Medicare Funding Looms Over Governments

CHICAGO - State and local governments - grappling with how to address the unfunded accrued liability of their other post-employment benefits - face another looming fiscal burden in the coming decade as the federal government is pressured to deal with the skyrocketing shortfall of funding Medicare.

The risk to local and state governments currently in the midst of reporting their unfunded health care liabilities to retirees and future retirees on an accrued basis is that the federal government will shift more of the funding burden to a local level by reducing benefits to the elderly significantly, said Thomas R. Saving, whose seven-year tenure as a member of the Social Security Administration and Medicare Trust Funds ended at the start of 2008.

In 12 years, the federal government will need a 10% income tax increase to cover projected shortfalls and keep Medicare solvent, that rises to 45% in 2050. The funding shortfall will eat up 22.4% of income taxes in 2020, 52% in 2040 and 76% in 2080.
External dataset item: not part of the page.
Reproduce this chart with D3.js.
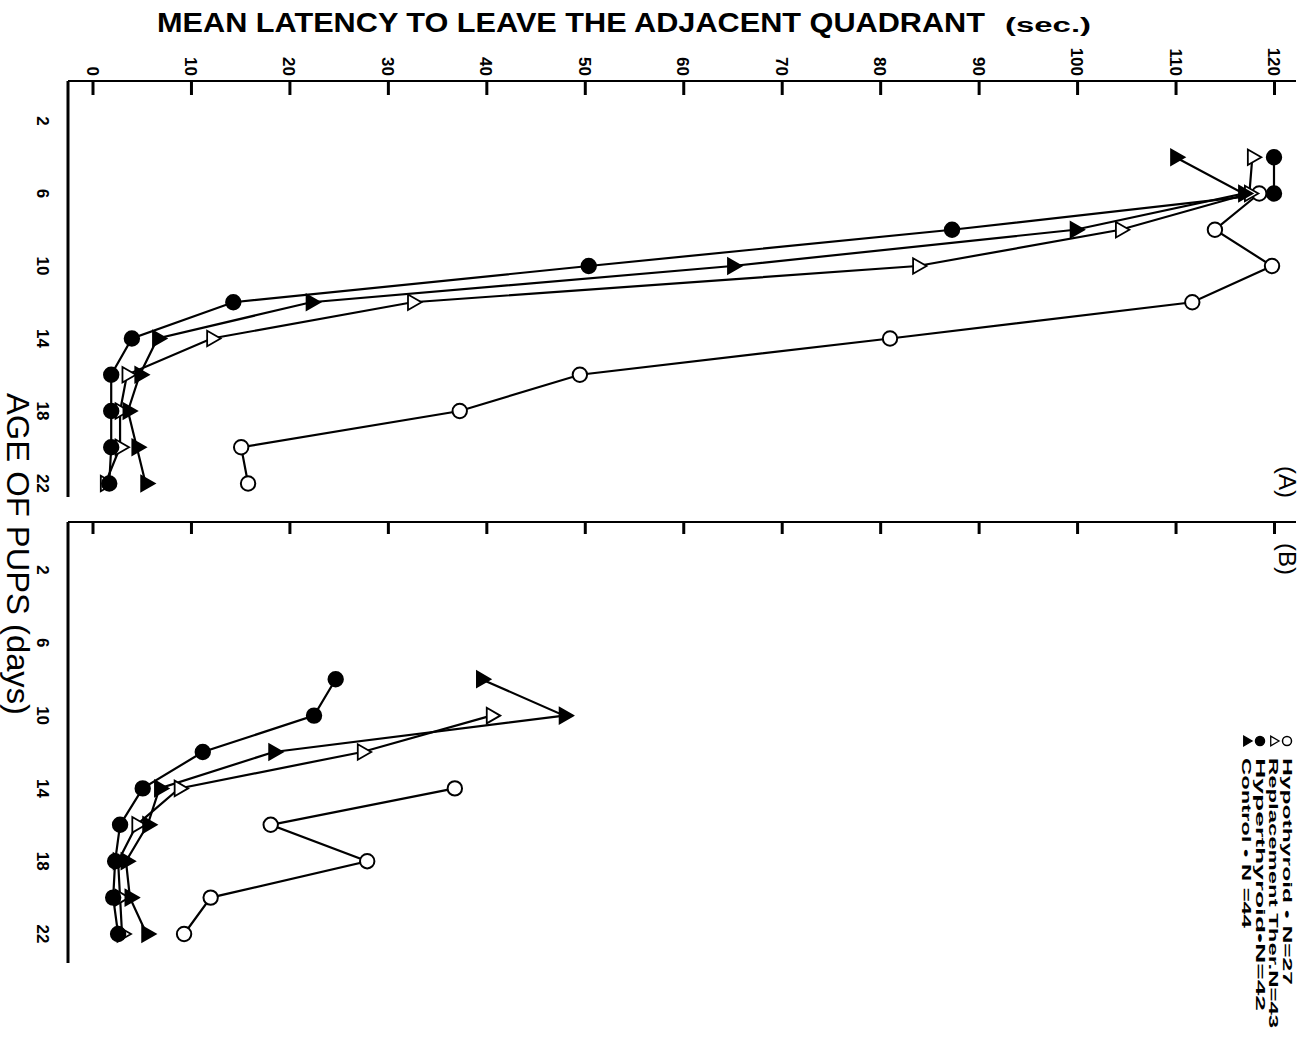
<!DOCTYPE html>
<html>
<head>
<meta charset="utf-8">
<script src="https://cdn.jsdelivr.net/npm/d3@7"></script>
<style>
  html, body { margin: 0; padding: 0; background: #fff; }
  svg { display: block; }
  text { font-family: "Liberation Sans", Arial, sans-serif; fill: #000; }
</style>
</head>
<body>
<svg id="chart" width="1306" height="1037"></svg>
<script>
// ---------- data ----------
const agesA = [4, 6, 8, 10, 12, 14, 16, 18, 20, 22];
const hypoA    = [null, 118.5, 114.0, 119.8, 111.7, 81.0, 49.5, 37.3, 15.1, 15.8];
const replA    = [117.8, 117.5, 104.4, 83.8, 32.5, 12.1, 3.5, 2.8, 2.8, 1.3];
const hyperA   = [120.0, 120.0, 87.3, 50.4, 14.3, 4.0, 1.9, 1.9, 1.9, 1.7];
const controlA = [110.0, 116.9, 99.8, 65.0, 22.2, 6.6, 4.8, 3.6, 4.5, 5.4];

const agesB = [8, 10, 12, 14, 16, 18, 20, 22];
const hypoB    = [null, null, null, 36.8, 18.1, 27.9, 12.0, 9.3];
const replB    = [null, 40.5, 27.4, 8.8, 4.5, 2.6, 2.8, 3.0];
const hyperB   = [24.7, 22.5, 11.2, 5.1, 2.8, 2.3, 2.1, 2.6];
const controlB = [39.5, 47.9, 18.4, 6.8, 5.6, 3.4, 3.8, 5.5];

const latencyTicks = [0, 10, 20, 30, 40, 50, 60, 70, 80, 90, 100, 110, 120];
const ageTicks = [2, 6, 10, 14, 18, 22];

const legendLabels = ["Hypothyroid \u2022 N=27", "Replacement Ther.N=43", "Hyperthyroid\u2022N=42", "Control \u2022 N =44"];
const legendKinds = ["openCircle", "openTri", "filledCircle", "filledTri"];

const titleText = "MEAN LATENCY TO LEAVE THE ADJACENT QUADRANT";
const titleUnit = "(sec.)";
const ageLabel = "AGE OF PUPS (days)";

// ---------- layout ----------
const svg = d3.select("#chart");
const x = d3.scaleLinear().domain([0, 120]).range([92.5, 1274]);
const yA = d3.scaleLinear().domain([2, 22]).range([121, 483.5]);
const yB = d3.scaleLinear().domain([2, 22]).range([570, 934]);

const axisX0 = 68, axisX1 = 1296;

// title
svg.append("text").attr("x", 157).attr("y", 32)
  .attr("font-size", 28).attr("font-weight", "bold")
  .attr("textLength", 828).attr("lengthAdjust", "spacingAndGlyphs")
  .text(titleText);
svg.append("text").attr("x", 1005).attr("y", 32)
  .attr("font-size", 20).attr("font-weight", "bold")
  .attr("textLength", 86).attr("lengthAdjust", "spacingAndGlyphs")
  .text(titleUnit);

// age label
svg.append("text")
  .attr("transform", "translate(7,393) rotate(90)")
  .attr("font-size", 31)
  .attr("textLength", 322).attr("lengthAdjust", "spacingAndGlyphs")
  .text(ageLabel);

function panel(top, bottom, y, tickLen, withLabels) {
  const g = svg.append("g");
  const ax = d3.axisBottom(x).tickValues(latencyTicks).tickSize(tickLen).tickFormat("");
  const ga = g.append("g").attr("transform", `translate(0,${top})`).call(ax);
  ga.select(".domain").remove();
  ga.selectAll(".tick line").attr("stroke", "#000").attr("stroke-width", 3);
  g.append("line").attr("x1", axisX0).attr("x2", axisX1).attr("y1", top).attr("y2", top)
    .attr("stroke", "#000").attr("stroke-width", 2.2);
  g.append("line").attr("x1", axisX0).attr("x2", axisX0).attr("y1", top).attr("y2", bottom)
    .attr("stroke", "#000").attr("stroke-width", 3);
  if (withLabels) {
    latencyTicks.forEach(t => {
      svg.append("text")
        .attr("transform", `translate(${x(t) - 6},${top - 5}) rotate(90)`)
        .attr("text-anchor", "end")
        .attr("font-size", 17).attr("font-weight", "bold")
        .text(t);
    });
  }
  ageTicks.forEach(a => {
    svg.append("text")
      .attr("transform", `translate(37,${y(a)}) rotate(90)`)
      .attr("text-anchor", "middle")
      .attr("font-size", 17).attr("font-weight", "bold")
      .text(a);
  });
}
panel(81, 497, yA, 14, true);
panel(522, 963, yB, 12, false);

// panel labels
svg.append("text").attr("transform", "translate(1279,482) rotate(90)")
  .attr("text-anchor", "middle").attr("font-size", 24).text("(A)");
svg.append("text").attr("transform", "translate(1279,559) rotate(90)")
  .attr("text-anchor", "middle").attr("font-size", 24).text("(B)");

// ---------- series ----------
function drawMarker(g, kind, cx, cy, small) {
  if (kind === "openCircle" || kind === "filledCircle") {
    g.append("circle").attr("cx", cx).attr("cy", cy).attr("r", small ? 4.5 : 7.2)
      .attr("fill", kind === "openCircle" ? "#fff" : "#000")
      .attr("stroke", "#000").attr("stroke-width", small ? 1.5 : 2);
  } else {
    const p = d3.symbol().type(d3.symbolTriangle).size(small ? 40 : 105)();
    g.append("path").attr("d", p)
      .attr("transform", `translate(${cx},${cy}) rotate(90)`)
      .attr("fill", kind === "openTri" ? "#fff" : "#000")
      .attr("stroke", "#000").attr("stroke-width", small ? 1.3 : 1.8);
  }
}

function series(ages, vals, y) {
  const pts = ages.map((a, i) => ({ a, v: vals[i] })).filter(d => d.v != null);
  const line = d3.line().x(d => x(d.v)).y(d => y(d.a));
  svg.append("path").datum(pts).attr("d", line)
    .attr("fill", "none").attr("stroke", "#000").attr("stroke-width", 2.2);
  return pts;
}

const defs = [
  [agesA, hypoA, yA, "openCircle"],
  [agesA, replA, yA, "openTri"],
  [agesA, controlA, yA, "filledTri"],
  [agesA, hyperA, yA, "filledCircle"],
  [agesB, hypoB, yB, "openCircle"],
  [agesB, replB, yB, "openTri"],
  [agesB, controlB, yB, "filledTri"],
  [agesB, hyperB, yB, "filledCircle"]
];
const allPts = defs.map(d => ({ pts: series(d[0], d[1], d[2]), y: d[2], kind: d[3] }));
const mg = svg.append("g");
allPts.forEach(s => s.pts.forEach(p => drawMarker(mg, s.kind, x(p.v), s.y(p.a), false)));

// ---------- legend ----------
const legX = [1287, 1273.5, 1260, 1246.5];
const legLen = [227, 270, 253, 170];
legendLabels.forEach((lab, i) => {
  drawMarker(svg, legendKinds[i], legX[i], 741, true);
  svg.append("text")
    .attr("transform", `translate(${legX[i] - 4.5},758) rotate(90)`)
    .attr("font-size", 12.5).attr("font-weight", "bold")
    .attr("textLength", legLen[i]).attr("lengthAdjust", "spacingAndGlyphs")
    .text(lab);
});
</script>
</body>
</html>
If seniors were left to cover the shortfall, the cost of their premiums would skyrocket with payments for Medicare supplements absorbing all of the average retiree's Social Security benefits in 75 years. Even with current taxpayers and retirees sharing the burden, the need for higher premiums, increased payroll taxes and general taxes would still prove unaffordable and do little to curtail the escalating costs.

"You have a big stake ... it is going to make your jobs doubly difficult," Saving said, in his keynote address addressing his comments to government finance officers attending The Bond Buyer's OPEB conference here. "The feds are going to try to put it back on you."

Saving predicted that little will occur in the way of benefit cuts over the next four years, but action is looming within the next decade "The budgetary pressure will be so big, they will have to do something," he said. "We are talking about things happening very fast."

The looming crisis is fast approaching as the baby boom generation begins retiring and claiming benefits. The 2007 Social Security Trustees Report estimates that the current generation is owed $28.5 trillion, based on a closed-group present-value estimate. That is in addition to $16.5 billion in Social Security benefits.

Proposed reforms include raising the age at which Medicare benefits kick in to coincide with the increase in eligibility for Social Security benefits, fixing the benefits at a certain level, implementing a deductible for benefits, and requiring more affluent seniors to pay more or scaling back on their benefits. Each would result in just limited savings overall and not solve the Medicare funding crisis. More dramatic cuts may be needed, prompting Saving's warnings that it is local and state governments that may be forced to absorb greater costs.

The potential burden faced by local and state governments would come as those same governments are addressing how to deal with the unfunded accrued liability of their OPEBs, which in most cases are health care benefits offered to their retirees.

The Governmental Accounting Standards Board's deadlines for reporting OPEB liabilities on an accrual basis, like traditional pension costs have long been counted, are being phased in. Most governments have reported and covered OPEB costs on an annual pay-as-you-go basis for current retirees.

Using the accrual method, governments must also take into account the cost of paying for benefits for future retirees and the annual required contribution or ARC that is needed to amortize the liability over 30 years. Governments must report the difference between their current funding level and the ARC.

Governments with revenues of more than $100 million must report their actuarial accrued liability in the fiscal years that end after Dec. 15, 2006. By the end of 2009, all states and localities are expected to adhere to the new reporting standards. More than 40 states have reported OPEB liabilities totaling $400 billion and health care costs are expected to increase by 10% over the next five years, then tail off in single digit increases.

While GASB 45 doesn't require governments to come up with a plan to address OPEB liabilities, governments will be looking to trim costs as they begin shifting from the more expensive pay-as-you-go funding of the accrued liability to an ARC to achieve a solid funded ratio in the coming decades.

In one panel, Jim Kelly of JPMorgan said he doesn't expect a significant increase in the near term of OPEB bond issues, a move a handful of issuers have taken to fund newly established irrevocable trusts to fund their OPEBs.

"People aren't running out to issue bonds ... it's too early," Kelly said.

Most issuers are still digesting their actuarial reports, looking at ways to trim costs and at the difference between their current payments and the ARC. Most OPEB borrowing to date has been done by issuers who have for years contemplated funding their OPEB as a means to relieve budgetary pressures. As governments grapple with how to meet the ARC, Kelly predicted that more might consider borrowing but he doesn't see a rush to market at least through 2008.